Collected data

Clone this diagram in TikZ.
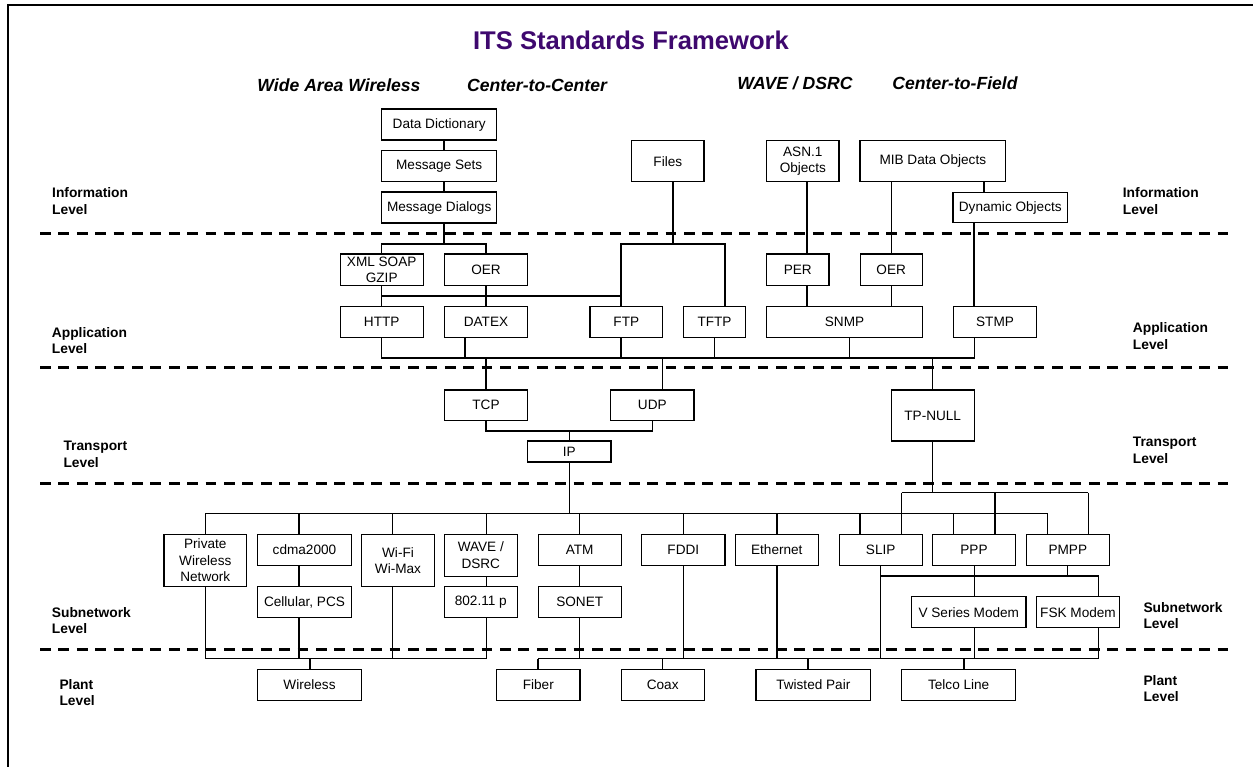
\documentclass[tikz,border=0pt]{standalone}
\usepackage{fontspec}
\setmainfont{Liberation Sans}
\usetikzlibrary{calc}
\definecolor{titlepurple}{RGB}{62,8,110}
\tikzset{
  bx/.style={draw, line width=1.1pt, inner sep=0pt, align=center, font=\fontsize{13.6}{16.6}\selectfont},
  conn/.style={line width=1.1pt},
  lvl/.style={font=\fontsize{13.8}{16.4}\selectfont\bfseries, align=left, anchor=west, inner sep=0pt},
  hdr/.style={font=\fontsize{17.6}{20}\selectfont\bfseries\itshape, inner sep=0pt},
  sepline/.style={line width=3pt, dash pattern=on 10.7pt off 7.7pt},
  frameline/.style={line width=2pt},
}
\newcommand\bxn[6]{\node[bx, minimum width=#4, minimum height=#5] (#1) at (#2,#3) {#6};}
\newcommand\vlink[3]{\coordinate (vx) at (#3,0); \draw[conn] (#1 -| vx) -- (#2 -| vx);}
\begin{document}
\begin{tikzpicture}[x=1pt,y=-1pt]
\useasboundingbox (0,0) rectangle (1253,767);
\fill[white] (0,0) rectangle (1253,767);
% frame
\coordinate (fTL) at (8,5);
\coordinate (fTR) at (1253,5);
\coordinate (fBL) at (8,767);
\draw[frameline] (fTR) -- (fTL) -- (fBL);

% titles
\node[font=\fontsize{25.6}{28}\selectfont\bfseries, text=titlepurple, inner sep=0pt] (title) at (631,40) {ITS Standards Framework};
\node[hdr] (hWAW) at (339,85) {Wide Area Wireless};
\node[hdr] (hC2C) at (537,85) {Center-to-Center};
\node[hdr] (hWAVE) at (795,83) {WAVE / DSRC};
\node[hdr] (hC2F) at (955,83) {Center-to-Field};

% level labels
\node[lvl] (lInfoL) at (52,201) {Information\\Level};
\node[lvl] (lAppL) at (51.7,340.3) {Application\\Level};
\node[lvl] (lTrL) at (63.3,454.3) {Transport\\Level};
\node[lvl] (lSubL) at (51.7,620.5) {Subnetwork\\Level};
\node[lvl] (lPlL) at (59.3,692.7) {Plant\\Level};
\node[lvl] (lInfoR) at (1122.7,201) {Information\\Level};
\node[lvl] (lAppR) at (1132.7,336) {Application\\Level};
\node[lvl] (lTrR) at (1132.7,450.2) {Transport\\Level};
\node[lvl] (lSubR) at (1143.3,615.7) {Subnetwork\\Level};
\node[lvl] (lPlR) at (1143.3,688.7) {Plant\\Level};

% separators
\foreach \yy/\nm in {233.7/s1, 367.3/s2, 483.3/s3, 649/s4} {
  \coordinate (\nm L) at (40,\yy);
  \coordinate (\nm R) at (1232,\yy);
  \draw[sepline] (\nm L) -- (\nm R);
}

% information level boxes
\bxn{dd}{439.2}{124.5}{115}{31}{Data Dictionary}
\bxn{ms}{439.2}{166.3}{115}{31.3}{Message Sets}
\bxn{md}{439.2}{207.5}{115}{31}{Message Dialogs}
\bxn{files}{667.8}{161.3}{72.3}{41.3}{Files}
\bxn{asn}{802.8}{161.3}{72.3}{41.3}{ASN.1\\Objects}
\bxn{mib}{932.8}{161.3}{145.7}{41.3}{MIB Data Objects}
\bxn{dyn}{1010.3}{207.8}{114.7}{30.3}{Dynamic Objects}

% application level boxes
\bxn{xml}{381.7}{269.7}{83.3}{31.3}{XML SOAP\\GZIP}
\bxn{oer1}{486}{269.7}{83.3}{31.3}{OER}
\bxn{per}{797.8}{269.7}{62.3}{31.3}{PER}
\bxn{oer2}{891.2}{269.7}{62.3}{31.3}{OER}
\bxn{http}{381.7}{322}{83.3}{30.7}{HTTP}
\bxn{datex}{486}{322}{83.3}{30.7}{DATEX}
\bxn{ftp}{626.3}{322}{72.7}{30.7}{FTP}
\bxn{tftp}{714.5}{322}{62.3}{30.7}{TFTP}
\bxn{snmp}{844.5}{322}{155.7}{30.7}{SNMP}
\bxn{stmp}{995}{322}{83.3}{30.7}{STMP}

% transport level boxes
\bxn{tcp}{486}{405.3}{83.3}{30.7}{TCP}
\bxn{udp}{652.3}{405.3}{83.3}{30.7}{UDP}
\bxn{ip}{569.3}{451.5}{83.3}{21}{IP}
\bxn{tpnull}{932.7}{415.5}{83.3}{51}{TP-NULL}

% subnetwork level boxes
\bxn{pwn}{205.3}{560.5}{82.7}{52.4}{Private\\Wireless\\Network}
\bxn{cdma}{304.5}{550}{94.3}{31.3}{cdma2000}
\bxn{cell}{304.5}{602}{94.3}{30.7}{Cellular, PCS}
\bxn{wifi}{398}{560.5}{72.7}{52.4}{Wi-Fi\\Wi-Max}
\bxn{wave}{480.8}{555.2}{73}{41.7}{WAVE /\\DSRC}
\bxn{pp}{480.8}{602}{73}{30.7}{802.11 p}
\bxn{atm}{579.7}{550}{83.3}{31.3}{ATM}
\bxn{sonet}{579.7}{602}{83.3}{30.7}{SONET}
\bxn{fddi}{683.3}{550}{83.3}{31.3}{FDDI}
\bxn{eth}{776.8}{550}{83}{31.3}{Ethernet}
\bxn{slip}{880.7}{550}{83.3}{31.3}{SLIP}
\bxn{ppp}{974}{550}{83.3}{31.3}{PPP}
\bxn{pmpp}{1067.8}{550}{83}{31.3}{PMPP}
\bxn{vsm}{968.8}{612.2}{114.3}{31}{V Series Modem}
\bxn{fsk}{1078}{612.2}{82.7}{31}{FSK Modem}

% plant level boxes
\bxn{wireless}{309.5}{684.7}{104.3}{30.7}{Wireless}
\bxn{fiber}{538.3}{684.7}{83.3}{30.7}{Fiber}
\bxn{coax}{662.7}{684.7}{83.3}{30.7}{Coax}
\bxn{tp}{813.3}{684.7}{114.7}{30.7}{Twisted Pair}
\bxn{telco}{958.7}{684.7}{114}{30.7}{Telco Line}

% ---------- connectors ----------
% center-to-center information
\vlink{dd.south}{ms.north}{444}
\vlink{ms.south}{md.north}{444}
\coordinate (jMD) at (444,244);
\draw[conn] (md.south -| jMD) -- (jMD);
\draw[conn] (xml.north) -- (xml.north |- jMD) -- (oer1.north |- jMD) -- (oer1.north);
% files
\coordinate (jF) at (673,244);
\coordinate (jFL) at (621,244);
\coordinate (jFR) at (725,244);
\draw[conn] (files.south -| jF) -- (jF);
\draw[conn] (ftp.north -| jFL) -- (jFL) -- (jFR) -- (tftp.north -| jFR);
% xml/oer to http/datex
\coordinate (jX) at (621,296);
\draw[conn] (xml.south) -- (http.north);
\draw[conn] (xml.south |- jX) -- (jX);
\draw[conn] (oer1.south) -- (datex.north);
% center-to-field
\vlink{asn.south}{per.north}{807}
\vlink{per.south}{snmp.north}{807}
\draw[conn] (mib.south -| oer2.north) -- (oer2.north);
\draw[conn] (oer2.south) -- (snmp.north -| oer2.south);
\vlink{mib.south}{dyn.north}{984}
\vlink{dyn.south}{stmp.north}{974}

% application bus
\coordinate (bAppL) at (381.7,358);
\coordinate (bAppR) at (974.3,358);
\draw[conn] (http.south) -- (bAppL) -- (bAppR) -- (stmp.south -| bAppR);
\vlink{datex.south}{bAppL}{465}
\vlink{ftp.south}{bAppL}{621}
\vlink{tftp.south}{bAppL}{714.3}
\vlink{snmp.south}{bAppL}{849.7}
% to transport
\draw[conn] (tcp.north |- bAppL) -- (tcp.north);
\vlink{bAppL}{udp.north}{662.7}
\draw[conn] (tpnull.north |- bAppL) -- (tpnull.north);
\coordinate (bTr) at (0,431);
\draw[conn] (tcp.south) -- (tcp.south |- bTr) -- (udp.south |- bTr) -- (udp.south);
\draw[conn] (ip.north |- bTr) -- (ip.north);

% subnetwork bus from IP
\coordinate (bSubL) at (205.7,513.3);
\coordinate (bSubR) at (1047.3,513.3);
\draw[conn] (ip.south) -- (ip.south |- bSubL);
\draw[conn] (bSubL) -- (bSubR);
\vlink{bSubL}{pwn.north}{205.7}
\vlink{bSubL}{cdma.north}{299}
\vlink{bSubL}{wifi.north}{392.3}
\vlink{bSubL}{wave.north}{486.3}
\vlink{bSubL}{atm.north}{579.7}
\vlink{bSubL}{fddi.north}{683.7}
\vlink{bSubL}{eth.north}{777}
\vlink{bSubL}{slip.north}{860}
\vlink{bSubL}{ppp.north}{953.3}
\vlink{bSubL}{pmpp.north}{1047.3}

% TP-NULL bus
\coordinate (bTpL) at (901.7,492.7);
\coordinate (bTpR) at (1088.3,492.7);
\draw[conn] (tpnull.south) -- (tpnull.south |- bTpL);
\draw[conn] (bTpL) -- (bTpR);
\vlink{bTpL}{slip.north}{901.7}
\vlink{bTpL}{ppp.north}{995}
\vlink{bTpL}{pmpp.north}{1088.3}

% within subnetwork
\vlink{cdma.south}{cell.north}{299}
\vlink{wave.south}{pp.north}{486.3}
\draw[conn] (atm.south) -- (sonet.north);
\coordinate (bSlL) at (880.7,576);
\coordinate (bSlR) at (1098.7,576);
\draw[conn] (bSlL) -- (bSlR);
\vlink{ppp.south}{vsm.north}{974.3}
\vlink{pmpp.south}{bSlL}{1067.7}
\vlink{bSlL}{fsk.north}{1098.7}

% plant buses
\coordinate (bPl1L) at (205.7,658.7);
\coordinate (bPl1R) at (486.3,658.7);
\coordinate (bPl2L) at (538,658.7);
\coordinate (bPl2R) at (1098.7,658.7);
\draw[conn] (bPl1L) -- (bPl1R);
\draw[conn] (bPl2L) -- (bPl2R);
\vlink{pwn.south}{bPl1L}{205.7}
\vlink{cell.south}{bPl1L}{299}
\vlink{wifi.south}{bPl1L}{392.3}
\vlink{pp.south}{bPl1L}{486.3}
\vlink{bPl1L}{wireless.north}{310}
\vlink{bPl2L}{fiber.north}{538}
\vlink{sonet.south}{bPl2L}{579.7}
\vlink{bPl2L}{coax.north}{662.7}
\vlink{fddi.south}{bPl2L}{683.7}
\vlink{eth.south}{bPl2L}{777}
\vlink{bPl2L}{tp.north}{808}
\vlink{slip.south}{bPl2L}{880.7}
\vlink{bPl2L}{telco.north}{964}
\vlink{vsm.south}{bPl2L}{974.3}
\vlink{fsk.south}{bPl2L}{1098.7}
\end{tikzpicture}
\end{document}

Instruction
From the first line of the material down to the line containing "(lPlR) at (1143.3,688.7)", inclusive, return each line exactly, skipping any picture.

Output
Clone this diagram in TikZ.
\documentclass[tikz,border=0pt]{standalone}
\usepackage{fontspec}
\setmainfont{Liberation Sans}
\usetikzlibrary{calc}
\definecolor{titlepurple}{RGB}{62,8,110}
\tikzset{
  bx/.style={draw, line width=1.1pt, inner sep=0pt, align=center, font=\fontsize{13.6}{16.6}\selectfont},
  conn/.style={line width=1.1pt},
  lvl/.style={font=\fontsize{13.8}{16.4}\selectfont\bfseries, align=left, anchor=west, inner sep=0pt},
  hdr/.style={font=\fontsize{17.6}{20}\selectfont\bfseries\itshape, inner sep=0pt},
  sepline/.style={line width=3pt, dash pattern=on 10.7pt off 7.7pt},
  frameline/.style={line width=2pt},
}
\newcommand\bxn[6]{\node[bx, minimum width=#4, minimum height=#5] (#1) at (#2,#3) {#6};}
\newcommand\vlink[3]{\coordinate (vx) at (#3,0); \draw[conn] (#1 -| vx) -- (#2 -| vx);}
\begin{document}
\begin{tikzpicture}[x=1pt,y=-1pt]
\useasboundingbox (0,0) rectangle (1253,767);
\fill[white] (0,0) rectangle (1253,767);
% frame
\coordinate (fTL) at (8,5);
\coordinate (fTR) at (1253,5);
\coordinate (fBL) at (8,767);
\draw[frameline] (fTR) -- (fTL) -- (fBL);

% titles
\node[font=\fontsize{25.6}{28}\selectfont\bfseries, text=titlepurple, inner sep=0pt] (title) at (631,40) {ITS Standards Framework};
\node[hdr] (hWAW) at (339,85) {Wide Area Wireless};
\node[hdr] (hC2C) at (537,85) {Center-to-Center};
\node[hdr] (hWAVE) at (795,83) {WAVE / DSRC};
\node[hdr] (hC2F) at (955,83) {Center-to-Field};

% level labels
\node[lvl] (lInfoL) at (52,201) {Information\\Level};
\node[lvl] (lAppL) at (51.7,340.3) {Application\\Level};
\node[lvl] (lTrL) at (63.3,454.3) {Transport\\Level};
\node[lvl] (lSubL) at (51.7,620.5) {Subnetwork\\Level};
\node[lvl] (lPlL) at (59.3,692.7) {Plant\\Level};
\node[lvl] (lInfoR) at (1122.7,201) {Information\\Level};
\node[lvl] (lAppR) at (1132.7,336) {Application\\Level};
\node[lvl] (lTrR) at (1132.7,450.2) {Transport\\Level};
\node[lvl] (lSubR) at (1143.3,615.7) {Subnetwork\\Level};
\node[lvl] (lPlR) at (1143.3,688.7) {Plant\\Level};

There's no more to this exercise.